Frente à morte súbita do pai, os filhos jovens e a viúva precisaram haver-se com negócios e papeladas confusos, deixados por quem partiu imprevistamente. Nessas lides, encontraram a chave de um imóvel, desconhecido até então para eles, que pertencia ao pai. Era uma espécie de peça, nos fundos de uma floricultura, que o pai frequentava quase sempre sozinho.

A decoração do cômodo era entre desolada e acolhedora: televisão, rádio, jornais e revistas velhos, copos e cinzeiros sujos, um sofá grande, encardido e confortável. Não era um lugar destinado a vícios e desatinos, era uma peça secreta, feita para estar só. O apartamento de solteiro do pai revelou um homem desconhecido para eles, mais interessante do que supunham.

Essa cena faz parte de um seriado antigo (chamava-se A Sete Palmos ou Six Feet Under,
transmitido pelo canal HBO). Nunca a esqueci, porque a maior dificuldade de quem tem um casamento ou uma família talvez seja a falta desse tipo de espaço. Precisamos disso para guardar tesouros pouco apresentáveis, hábitos improdutivos, por vezes pouco saudáveis, velharias que nos recusamos a trocar ou descartar.

Nossa mente tem esses recantos secretos, entulhados por dentro, nosso corpo tem sede de ocasiões onde possa ficar realmente à vontade. Quando onipresente, a intimidade amorosa e familiar pode ser intimidante. Mesmo os vínculos mais verdadeiros precisam dar margem a pequenos segredos, como se fossem santuários ecológicos selvagens de si mesmo.

Se você observar sua vida, provavelmente encontrará algum lugar desse estilo. Em geral não temos possibilidade, tempo, ideia ou até a necessidade de construir um esconderijo perfeito como o daquele pai.

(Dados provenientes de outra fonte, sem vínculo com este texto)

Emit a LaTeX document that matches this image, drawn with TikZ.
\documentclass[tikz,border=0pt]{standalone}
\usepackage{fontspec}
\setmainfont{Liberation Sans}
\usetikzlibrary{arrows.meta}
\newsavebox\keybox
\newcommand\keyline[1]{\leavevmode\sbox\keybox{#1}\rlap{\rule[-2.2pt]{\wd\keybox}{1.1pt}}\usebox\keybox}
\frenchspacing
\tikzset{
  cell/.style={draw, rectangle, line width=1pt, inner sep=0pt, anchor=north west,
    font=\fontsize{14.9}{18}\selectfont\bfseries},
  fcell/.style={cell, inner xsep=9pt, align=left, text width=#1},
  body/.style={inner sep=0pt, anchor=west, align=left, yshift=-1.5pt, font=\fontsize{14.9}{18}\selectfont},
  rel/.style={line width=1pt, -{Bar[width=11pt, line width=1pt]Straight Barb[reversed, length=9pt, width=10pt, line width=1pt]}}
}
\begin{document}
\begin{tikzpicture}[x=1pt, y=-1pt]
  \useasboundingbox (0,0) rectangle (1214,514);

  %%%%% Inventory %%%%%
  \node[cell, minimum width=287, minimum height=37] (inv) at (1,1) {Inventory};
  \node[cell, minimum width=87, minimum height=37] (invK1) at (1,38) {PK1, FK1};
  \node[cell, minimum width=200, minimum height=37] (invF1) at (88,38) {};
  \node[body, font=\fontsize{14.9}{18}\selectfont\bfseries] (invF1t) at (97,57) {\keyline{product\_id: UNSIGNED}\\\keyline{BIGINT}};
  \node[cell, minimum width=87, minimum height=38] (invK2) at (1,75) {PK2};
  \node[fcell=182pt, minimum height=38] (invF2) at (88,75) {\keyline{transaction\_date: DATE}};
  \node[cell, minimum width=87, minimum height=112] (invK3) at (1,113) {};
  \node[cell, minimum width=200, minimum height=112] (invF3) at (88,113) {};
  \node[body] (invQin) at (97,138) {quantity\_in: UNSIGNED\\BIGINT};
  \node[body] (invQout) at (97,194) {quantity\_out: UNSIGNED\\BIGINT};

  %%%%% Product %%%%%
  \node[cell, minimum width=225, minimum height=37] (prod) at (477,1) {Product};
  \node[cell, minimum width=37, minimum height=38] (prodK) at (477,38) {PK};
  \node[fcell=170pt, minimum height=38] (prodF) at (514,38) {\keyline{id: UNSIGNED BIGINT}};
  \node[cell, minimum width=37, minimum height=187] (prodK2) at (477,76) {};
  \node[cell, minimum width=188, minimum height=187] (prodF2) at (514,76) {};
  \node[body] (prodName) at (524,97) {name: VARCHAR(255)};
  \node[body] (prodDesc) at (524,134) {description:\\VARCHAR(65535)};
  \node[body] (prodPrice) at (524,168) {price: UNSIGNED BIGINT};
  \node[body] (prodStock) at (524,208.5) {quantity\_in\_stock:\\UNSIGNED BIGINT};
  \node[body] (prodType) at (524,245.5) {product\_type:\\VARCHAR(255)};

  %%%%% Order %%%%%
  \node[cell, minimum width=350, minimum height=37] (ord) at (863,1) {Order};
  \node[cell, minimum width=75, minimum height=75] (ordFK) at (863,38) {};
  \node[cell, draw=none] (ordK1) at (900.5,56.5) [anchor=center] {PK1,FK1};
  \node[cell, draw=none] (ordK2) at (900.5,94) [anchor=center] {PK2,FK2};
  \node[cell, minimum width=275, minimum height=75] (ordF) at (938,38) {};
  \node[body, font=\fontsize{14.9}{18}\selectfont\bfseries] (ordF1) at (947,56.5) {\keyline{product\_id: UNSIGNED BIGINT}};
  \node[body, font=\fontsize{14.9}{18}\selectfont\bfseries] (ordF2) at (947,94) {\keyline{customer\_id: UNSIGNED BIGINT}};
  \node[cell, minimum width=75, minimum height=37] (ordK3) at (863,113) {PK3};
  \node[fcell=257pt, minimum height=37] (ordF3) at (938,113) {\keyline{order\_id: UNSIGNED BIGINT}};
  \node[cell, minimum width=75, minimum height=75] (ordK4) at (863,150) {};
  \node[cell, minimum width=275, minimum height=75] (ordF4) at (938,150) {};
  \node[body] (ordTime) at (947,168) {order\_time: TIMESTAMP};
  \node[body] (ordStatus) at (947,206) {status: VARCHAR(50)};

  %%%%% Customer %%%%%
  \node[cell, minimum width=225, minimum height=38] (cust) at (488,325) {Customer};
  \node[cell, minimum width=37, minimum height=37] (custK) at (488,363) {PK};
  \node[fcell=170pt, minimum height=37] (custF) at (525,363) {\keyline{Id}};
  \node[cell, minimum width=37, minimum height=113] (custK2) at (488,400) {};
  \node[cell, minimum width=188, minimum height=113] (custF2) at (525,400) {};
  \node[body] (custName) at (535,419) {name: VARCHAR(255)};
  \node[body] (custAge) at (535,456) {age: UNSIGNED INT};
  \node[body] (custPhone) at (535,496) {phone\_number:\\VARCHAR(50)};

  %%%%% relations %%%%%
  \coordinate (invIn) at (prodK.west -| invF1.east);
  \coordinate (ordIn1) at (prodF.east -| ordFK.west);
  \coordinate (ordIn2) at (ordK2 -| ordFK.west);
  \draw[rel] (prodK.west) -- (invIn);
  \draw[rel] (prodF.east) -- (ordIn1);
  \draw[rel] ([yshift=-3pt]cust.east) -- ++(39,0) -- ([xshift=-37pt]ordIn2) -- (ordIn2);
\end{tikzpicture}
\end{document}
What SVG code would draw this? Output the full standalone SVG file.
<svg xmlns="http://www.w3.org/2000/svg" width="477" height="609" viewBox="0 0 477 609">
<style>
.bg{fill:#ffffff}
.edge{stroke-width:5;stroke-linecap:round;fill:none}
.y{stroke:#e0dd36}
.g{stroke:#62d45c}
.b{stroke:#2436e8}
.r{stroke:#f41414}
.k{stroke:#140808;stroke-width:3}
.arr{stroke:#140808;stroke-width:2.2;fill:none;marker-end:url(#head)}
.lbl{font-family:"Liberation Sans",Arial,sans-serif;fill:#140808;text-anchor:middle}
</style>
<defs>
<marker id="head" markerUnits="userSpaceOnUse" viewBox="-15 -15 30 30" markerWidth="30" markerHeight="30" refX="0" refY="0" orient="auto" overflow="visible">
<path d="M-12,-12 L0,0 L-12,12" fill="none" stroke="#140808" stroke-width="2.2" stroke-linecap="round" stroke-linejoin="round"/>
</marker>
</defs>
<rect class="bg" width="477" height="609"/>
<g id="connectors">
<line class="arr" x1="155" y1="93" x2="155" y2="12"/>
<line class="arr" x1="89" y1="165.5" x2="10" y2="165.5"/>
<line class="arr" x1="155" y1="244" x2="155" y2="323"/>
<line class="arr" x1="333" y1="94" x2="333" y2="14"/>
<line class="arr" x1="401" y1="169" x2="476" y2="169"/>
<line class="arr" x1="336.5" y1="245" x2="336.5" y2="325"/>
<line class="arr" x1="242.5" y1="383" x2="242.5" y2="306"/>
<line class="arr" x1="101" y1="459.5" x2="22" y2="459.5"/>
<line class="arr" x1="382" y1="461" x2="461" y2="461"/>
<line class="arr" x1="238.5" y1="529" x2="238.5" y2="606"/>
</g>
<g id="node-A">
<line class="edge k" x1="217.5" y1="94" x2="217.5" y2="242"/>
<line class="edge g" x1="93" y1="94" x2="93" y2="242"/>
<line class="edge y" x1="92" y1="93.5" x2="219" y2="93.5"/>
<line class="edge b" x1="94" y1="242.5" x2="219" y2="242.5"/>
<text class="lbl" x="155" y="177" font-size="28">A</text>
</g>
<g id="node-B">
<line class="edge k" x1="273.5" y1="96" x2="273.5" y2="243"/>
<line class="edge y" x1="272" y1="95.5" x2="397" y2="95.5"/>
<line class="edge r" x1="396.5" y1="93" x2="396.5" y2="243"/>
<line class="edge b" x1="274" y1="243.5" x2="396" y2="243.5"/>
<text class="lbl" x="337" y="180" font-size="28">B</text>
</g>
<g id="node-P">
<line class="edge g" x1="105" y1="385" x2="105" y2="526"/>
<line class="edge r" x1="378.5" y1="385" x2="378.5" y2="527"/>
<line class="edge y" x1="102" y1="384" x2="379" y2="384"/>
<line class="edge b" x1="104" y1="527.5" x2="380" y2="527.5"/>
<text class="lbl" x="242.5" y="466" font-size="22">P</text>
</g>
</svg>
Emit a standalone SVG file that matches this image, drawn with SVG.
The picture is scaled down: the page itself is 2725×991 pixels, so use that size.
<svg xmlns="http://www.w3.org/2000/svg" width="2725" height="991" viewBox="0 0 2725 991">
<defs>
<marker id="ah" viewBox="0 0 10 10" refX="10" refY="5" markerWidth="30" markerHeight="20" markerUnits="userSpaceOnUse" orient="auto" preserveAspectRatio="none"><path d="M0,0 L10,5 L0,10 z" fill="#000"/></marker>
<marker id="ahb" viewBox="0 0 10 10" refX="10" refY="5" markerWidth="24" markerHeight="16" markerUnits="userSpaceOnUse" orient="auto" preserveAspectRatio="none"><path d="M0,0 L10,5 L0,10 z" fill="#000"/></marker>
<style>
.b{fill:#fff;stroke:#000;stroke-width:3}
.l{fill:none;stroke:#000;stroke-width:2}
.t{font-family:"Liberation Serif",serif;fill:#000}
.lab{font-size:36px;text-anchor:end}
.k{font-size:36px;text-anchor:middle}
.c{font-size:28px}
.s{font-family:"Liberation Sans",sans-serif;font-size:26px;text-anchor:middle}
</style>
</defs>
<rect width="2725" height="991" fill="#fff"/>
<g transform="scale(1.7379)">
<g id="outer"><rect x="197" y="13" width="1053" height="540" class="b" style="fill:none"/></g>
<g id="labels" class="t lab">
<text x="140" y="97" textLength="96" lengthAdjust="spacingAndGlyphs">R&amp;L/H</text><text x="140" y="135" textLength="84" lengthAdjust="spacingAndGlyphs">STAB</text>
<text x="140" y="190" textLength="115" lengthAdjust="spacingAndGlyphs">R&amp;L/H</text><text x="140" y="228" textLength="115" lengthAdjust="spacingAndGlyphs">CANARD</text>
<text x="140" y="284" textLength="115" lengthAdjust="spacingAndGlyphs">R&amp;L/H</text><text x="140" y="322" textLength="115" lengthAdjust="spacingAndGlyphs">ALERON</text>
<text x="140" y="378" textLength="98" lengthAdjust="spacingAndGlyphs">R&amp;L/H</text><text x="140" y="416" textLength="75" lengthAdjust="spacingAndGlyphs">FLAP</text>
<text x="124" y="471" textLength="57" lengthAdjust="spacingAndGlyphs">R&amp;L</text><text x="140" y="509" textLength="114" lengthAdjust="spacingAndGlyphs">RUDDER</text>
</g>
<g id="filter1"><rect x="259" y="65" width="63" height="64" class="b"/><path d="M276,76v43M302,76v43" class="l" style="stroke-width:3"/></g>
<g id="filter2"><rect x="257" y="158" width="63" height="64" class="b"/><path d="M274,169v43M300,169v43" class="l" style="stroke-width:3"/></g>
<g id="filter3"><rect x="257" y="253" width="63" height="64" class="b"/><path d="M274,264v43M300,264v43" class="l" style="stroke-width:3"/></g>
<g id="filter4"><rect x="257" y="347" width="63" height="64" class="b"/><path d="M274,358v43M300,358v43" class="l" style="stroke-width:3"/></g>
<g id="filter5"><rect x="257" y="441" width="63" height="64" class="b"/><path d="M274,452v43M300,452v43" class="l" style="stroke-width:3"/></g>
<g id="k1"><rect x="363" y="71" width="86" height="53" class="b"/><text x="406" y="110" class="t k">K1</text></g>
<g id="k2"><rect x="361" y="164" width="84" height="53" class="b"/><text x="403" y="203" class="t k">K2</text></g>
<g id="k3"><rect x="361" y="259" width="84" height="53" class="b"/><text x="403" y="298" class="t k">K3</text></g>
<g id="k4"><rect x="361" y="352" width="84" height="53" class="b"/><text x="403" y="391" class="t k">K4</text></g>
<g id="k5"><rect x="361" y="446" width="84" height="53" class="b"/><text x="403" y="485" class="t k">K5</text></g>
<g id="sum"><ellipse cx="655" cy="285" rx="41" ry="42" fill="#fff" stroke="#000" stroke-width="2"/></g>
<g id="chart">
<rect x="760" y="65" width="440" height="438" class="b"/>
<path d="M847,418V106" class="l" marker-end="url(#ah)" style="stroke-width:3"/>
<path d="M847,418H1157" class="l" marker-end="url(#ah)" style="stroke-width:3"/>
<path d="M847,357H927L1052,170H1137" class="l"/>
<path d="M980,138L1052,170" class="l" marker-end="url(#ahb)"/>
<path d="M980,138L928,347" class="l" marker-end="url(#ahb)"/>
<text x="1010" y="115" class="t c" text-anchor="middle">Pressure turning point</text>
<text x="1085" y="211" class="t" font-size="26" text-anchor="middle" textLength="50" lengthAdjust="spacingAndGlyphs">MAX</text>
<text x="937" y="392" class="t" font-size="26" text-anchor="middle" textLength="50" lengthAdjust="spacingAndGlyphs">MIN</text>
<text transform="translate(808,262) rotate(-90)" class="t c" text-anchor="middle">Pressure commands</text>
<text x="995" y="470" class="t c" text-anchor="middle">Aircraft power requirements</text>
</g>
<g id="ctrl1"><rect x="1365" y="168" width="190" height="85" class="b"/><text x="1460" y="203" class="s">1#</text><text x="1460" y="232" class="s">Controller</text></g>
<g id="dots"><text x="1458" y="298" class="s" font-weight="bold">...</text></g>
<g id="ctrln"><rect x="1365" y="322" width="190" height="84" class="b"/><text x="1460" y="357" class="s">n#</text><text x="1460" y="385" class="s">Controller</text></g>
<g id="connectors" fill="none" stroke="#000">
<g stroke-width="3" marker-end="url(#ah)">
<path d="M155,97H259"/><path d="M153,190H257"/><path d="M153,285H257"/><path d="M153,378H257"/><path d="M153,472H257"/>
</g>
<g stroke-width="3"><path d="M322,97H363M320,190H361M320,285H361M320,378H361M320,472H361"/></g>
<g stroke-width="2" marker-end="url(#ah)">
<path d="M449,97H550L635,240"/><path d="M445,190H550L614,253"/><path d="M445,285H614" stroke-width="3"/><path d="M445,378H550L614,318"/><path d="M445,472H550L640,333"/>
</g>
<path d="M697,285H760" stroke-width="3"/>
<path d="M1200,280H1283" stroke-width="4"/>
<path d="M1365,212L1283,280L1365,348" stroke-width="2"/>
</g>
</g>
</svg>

Mas sempre haverá pelo menos uma caixa de recordações que já esquecemos, uma meia cheia de botões velhos, uma gaveta com papéis superados, uma estante com roupas puídas ou vestimentas esperando alguém que nunca seremos, uma horinha para séries e leituras idiotas ou para comer besteira, um caderno que queria ser diário ou arquivo de computador com nome esdrúxulo. Enfim, qualquer lugarzinho secreto onde guardar nossos entulhos de estimação. Também serve uma ilha de tempo, como o prazer de ficar acordado enquanto os outros dormem.

O que omitimos dos seres queridos não são segredos picantes ou fantasias perversas. É só um acervo de coisas bobas, tudo aquilo que em nós se assemelha a pilhas de jornais velhos. Somente ali verdadeiramente descansamos. Seja pequeno ou grande, seja real ou imaginário, nunca permita que descubram o paradeiro do seu quartinho. Mas não se envergonhe se algum dia um filho, já crescido, receber a chave – ele vai gostar de conhecer essa identidade secreta.